#### TASK DESCRIPTION
Repeat every line of the material, character for character.

#### DATASET EXTRACT
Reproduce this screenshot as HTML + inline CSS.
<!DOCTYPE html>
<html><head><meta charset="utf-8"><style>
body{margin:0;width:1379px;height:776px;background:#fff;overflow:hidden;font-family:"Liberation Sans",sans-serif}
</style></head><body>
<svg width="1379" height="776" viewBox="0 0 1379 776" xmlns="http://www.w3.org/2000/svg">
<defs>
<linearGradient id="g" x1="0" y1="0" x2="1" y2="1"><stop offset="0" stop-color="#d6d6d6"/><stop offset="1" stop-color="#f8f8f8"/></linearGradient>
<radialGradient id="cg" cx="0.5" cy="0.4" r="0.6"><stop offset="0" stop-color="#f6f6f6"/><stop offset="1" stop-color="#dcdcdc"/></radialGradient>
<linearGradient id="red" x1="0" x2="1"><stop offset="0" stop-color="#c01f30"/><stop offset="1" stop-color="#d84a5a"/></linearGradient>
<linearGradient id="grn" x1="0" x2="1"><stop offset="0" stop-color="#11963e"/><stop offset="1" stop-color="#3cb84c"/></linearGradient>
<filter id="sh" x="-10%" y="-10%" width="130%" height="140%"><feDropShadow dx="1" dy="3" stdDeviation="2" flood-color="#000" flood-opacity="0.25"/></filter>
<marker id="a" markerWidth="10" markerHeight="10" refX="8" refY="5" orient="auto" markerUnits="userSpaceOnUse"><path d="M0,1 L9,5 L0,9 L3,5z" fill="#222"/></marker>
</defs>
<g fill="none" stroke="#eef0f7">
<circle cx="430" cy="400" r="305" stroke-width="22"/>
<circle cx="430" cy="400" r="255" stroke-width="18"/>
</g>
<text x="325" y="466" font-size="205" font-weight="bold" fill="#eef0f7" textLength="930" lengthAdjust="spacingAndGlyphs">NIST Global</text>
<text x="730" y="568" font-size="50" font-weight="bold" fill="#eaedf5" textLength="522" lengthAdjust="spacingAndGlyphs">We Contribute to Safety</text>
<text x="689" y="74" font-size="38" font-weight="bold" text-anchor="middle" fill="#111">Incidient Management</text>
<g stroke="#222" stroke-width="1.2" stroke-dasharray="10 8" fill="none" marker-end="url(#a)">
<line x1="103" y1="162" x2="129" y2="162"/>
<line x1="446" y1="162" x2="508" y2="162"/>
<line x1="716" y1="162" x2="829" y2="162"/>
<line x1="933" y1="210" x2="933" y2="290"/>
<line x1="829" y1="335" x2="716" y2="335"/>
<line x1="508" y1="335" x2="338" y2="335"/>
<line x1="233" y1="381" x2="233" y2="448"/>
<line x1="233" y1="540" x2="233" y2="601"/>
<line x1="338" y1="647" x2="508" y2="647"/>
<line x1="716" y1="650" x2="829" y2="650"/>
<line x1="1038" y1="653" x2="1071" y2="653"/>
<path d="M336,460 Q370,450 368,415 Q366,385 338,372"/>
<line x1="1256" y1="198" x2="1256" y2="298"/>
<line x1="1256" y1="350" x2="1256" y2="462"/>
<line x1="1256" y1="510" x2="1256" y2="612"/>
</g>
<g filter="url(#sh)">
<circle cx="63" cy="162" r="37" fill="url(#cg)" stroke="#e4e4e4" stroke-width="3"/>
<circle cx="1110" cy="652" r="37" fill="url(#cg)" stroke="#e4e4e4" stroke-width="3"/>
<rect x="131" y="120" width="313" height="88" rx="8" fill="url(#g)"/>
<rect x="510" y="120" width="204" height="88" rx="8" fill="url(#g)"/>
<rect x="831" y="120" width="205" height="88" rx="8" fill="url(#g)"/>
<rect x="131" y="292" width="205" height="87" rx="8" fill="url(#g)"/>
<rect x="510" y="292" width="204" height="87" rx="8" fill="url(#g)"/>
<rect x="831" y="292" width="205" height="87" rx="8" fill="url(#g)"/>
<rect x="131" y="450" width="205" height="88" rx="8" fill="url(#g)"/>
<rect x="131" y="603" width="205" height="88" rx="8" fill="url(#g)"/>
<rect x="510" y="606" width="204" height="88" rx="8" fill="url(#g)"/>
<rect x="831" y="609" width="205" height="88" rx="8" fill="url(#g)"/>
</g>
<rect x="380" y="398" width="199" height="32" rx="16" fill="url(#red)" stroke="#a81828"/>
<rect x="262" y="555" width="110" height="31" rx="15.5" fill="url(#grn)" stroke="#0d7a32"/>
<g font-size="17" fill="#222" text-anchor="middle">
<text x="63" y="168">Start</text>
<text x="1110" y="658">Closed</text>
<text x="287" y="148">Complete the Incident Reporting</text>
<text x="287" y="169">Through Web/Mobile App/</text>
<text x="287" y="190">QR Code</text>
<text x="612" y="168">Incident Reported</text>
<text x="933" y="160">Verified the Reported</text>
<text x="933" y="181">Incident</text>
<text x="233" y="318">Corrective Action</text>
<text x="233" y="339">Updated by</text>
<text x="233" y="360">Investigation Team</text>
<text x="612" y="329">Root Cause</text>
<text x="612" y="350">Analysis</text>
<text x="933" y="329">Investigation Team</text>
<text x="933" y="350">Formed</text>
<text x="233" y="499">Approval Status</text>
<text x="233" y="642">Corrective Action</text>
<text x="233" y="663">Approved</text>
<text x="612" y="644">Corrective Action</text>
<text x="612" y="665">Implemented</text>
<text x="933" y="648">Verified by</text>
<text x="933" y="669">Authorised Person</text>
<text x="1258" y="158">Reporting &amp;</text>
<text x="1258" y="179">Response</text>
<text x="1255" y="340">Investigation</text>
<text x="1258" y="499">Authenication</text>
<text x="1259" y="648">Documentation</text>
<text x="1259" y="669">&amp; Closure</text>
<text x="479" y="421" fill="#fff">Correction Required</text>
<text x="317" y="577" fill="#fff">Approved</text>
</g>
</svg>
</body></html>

#### FINISHED TASK
Reproduce this screenshot as HTML + inline CSS.
<!DOCTYPE html>
<html><head><meta charset="utf-8"><style>
body{margin:0;width:1379px;height:776px;background:#fff;overflow:hidden;font-family:"Liberation Sans",sans-serif}
</style></head><body>
<svg width="1379" height="776" viewBox="0 0 1379 776" xmlns="http://www.w3.org/2000/svg">
<defs>
<linearGradient id="g" x1="0" y1="0" x2="1" y2="1"><stop offset="0" stop-color="#d6d6d6"/><stop offset="1" stop-color="#f8f8f8"/></linearGradient>
<radialGradient id="cg" cx="0.5" cy="0.4" r="0.6"><stop offset="0" stop-color="#f6f6f6"/><stop offset="1" stop-color="#dcdcdc"/></radialGradient>
<linearGradient id="red" x1="0" x2="1"><stop offset="0" stop-color="#c01f30"/><stop offset="1" stop-color="#d84a5a"/></linearGradient>
<linearGradient id="grn" x1="0" x2="1"><stop offset="0" stop-color="#11963e"/><stop offset="1" stop-color="#3cb84c"/></linearGradient>
<filter id="sh" x="-10%" y="-10%" width="130%" height="140%"><feDropShadow dx="1" dy="3" stdDeviation="2" flood-color="#000" flood-opacity="0.25"/></filter>
<marker id="a" markerWidth="10" markerHeight="10" refX="8" refY="5" orient="auto" markerUnits="userSpaceOnUse"><path d="M0,1 L9,5 L0,9 L3,5z" fill="#222"/></marker>
</defs>
<g fill="none" stroke="#eef0f7">
<circle cx="430" cy="400" r="305" stroke-width="22"/>
<circle cx="430" cy="400" r="255" stroke-width="18"/>
</g>
<text x="325" y="466" font-size="205" font-weight="bold" fill="#eef0f7" textLength="930" lengthAdjust="spacingAndGlyphs">NIST Global</text>
<text x="730" y="568" font-size="50" font-weight="bold" fill="#eaedf5" textLength="522" lengthAdjust="spacingAndGlyphs">We Contribute to Safety</text>
<text x="689" y="74" font-size="38" font-weight="bold" text-anchor="middle" fill="#111">Incidient Management</text>
<g stroke="#222" stroke-width="1.2" stroke-dasharray="10 8" fill="none" marker-end="url(#a)">
<line x1="103" y1="162" x2="129" y2="162"/>
<line x1="446" y1="162" x2="508" y2="162"/>
<line x1="716" y1="162" x2="829" y2="162"/>
<line x1="933" y1="210" x2="933" y2="290"/>
<line x1="829" y1="335" x2="716" y2="335"/>
<line x1="508" y1="335" x2="338" y2="335"/>
<line x1="233" y1="381" x2="233" y2="448"/>
<line x1="233" y1="540" x2="233" y2="601"/>
<line x1="338" y1="647" x2="508" y2="647"/>
<line x1="716" y1="650" x2="829" y2="650"/>
<line x1="1038" y1="653" x2="1071" y2="653"/>
<path d="M336,460 Q370,450 368,415 Q366,385 338,372"/>
<line x1="1256" y1="198" x2="1256" y2="298"/>
<line x1="1256" y1="350" x2="1256" y2="462"/>
<line x1="1256" y1="510" x2="1256" y2="612"/>
</g>
<g filter="url(#sh)">
<circle cx="63" cy="162" r="37" fill="url(#cg)" stroke="#e4e4e4" stroke-width="3"/>
<circle cx="1110" cy="652" r="37" fill="url(#cg)" stroke="#e4e4e4" stroke-width="3"/>
<rect x="131" y="120" width="313" height="88" rx="8" fill="url(#g)"/>
<rect x="510" y="120" width="204" height="88" rx="8" fill="url(#g)"/>
<rect x="831" y="120" width="205" height="88" rx="8" fill="url(#g)"/>
<rect x="131" y="292" width="205" height="87" rx="8" fill="url(#g)"/>
<rect x="510" y="292" width="204" height="87" rx="8" fill="url(#g)"/>
<rect x="831" y="292" width="205" height="87" rx="8" fill="url(#g)"/>
<rect x="131" y="450" width="205" height="88" rx="8" fill="url(#g)"/>
<rect x="131" y="603" width="205" height="88" rx="8" fill="url(#g)"/>
<rect x="510" y="606" width="204" height="88" rx="8" fill="url(#g)"/>
<rect x="831" y="609" width="205" height="88" rx="8" fill="url(#g)"/>
</g>
<rect x="380" y="398" width="199" height="32" rx="16" fill="url(#red)" stroke="#a81828"/>
<rect x="262" y="555" width="110" height="31" rx="15.5" fill="url(#grn)" stroke="#0d7a32"/>
<g font-size="17" fill="#222" text-anchor="middle">
<text x="63" y="168">Start</text>
<text x="1110" y="658">Closed</text>
<text x="287" y="148">Complete the Incident Reporting</text>
<text x="287" y="169">Through Web/Mobile App/</text>
<text x="287" y="190">QR Code</text>
<text x="612" y="168">Incident Reported</text>
<text x="933" y="160">Verified the Reported</text>
<text x="933" y="181">Incident</text>
<text x="233" y="318">Corrective Action</text>
<text x="233" y="339">Updated by</text>
<text x="233" y="360">Investigation Team</text>
<text x="612" y="329">Root Cause</text>
<text x="612" y="350">Analysis</text>
<text x="933" y="329">Investigation Team</text>
<text x="933" y="350">Formed</text>
<text x="233" y="499">Approval Status</text>
<text x="233" y="642">Corrective Action</text>
<text x="233" y="663">Approved</text>
<text x="612" y="644">Corrective Action</text>
<text x="612" y="665">Implemented</text>
<text x="933" y="648">Verified by</text>
<text x="933" y="669">Authorised Person</text>
<text x="1258" y="158">Reporting &amp;</text>
<text x="1258" y="179">Response</text>
<text x="1255" y="340">Investigation</text>
<text x="1258" y="499">Authenication</text>
<text x="1259" y="648">Documentation</text>
<text x="1259" y="669">&amp; Closure</text>
<text x="479" y="421" fill="#fff">Correction Required</text>
<text x="317" y="577" fill="#fff">Approved</text>
</g>
</svg>
</body></html>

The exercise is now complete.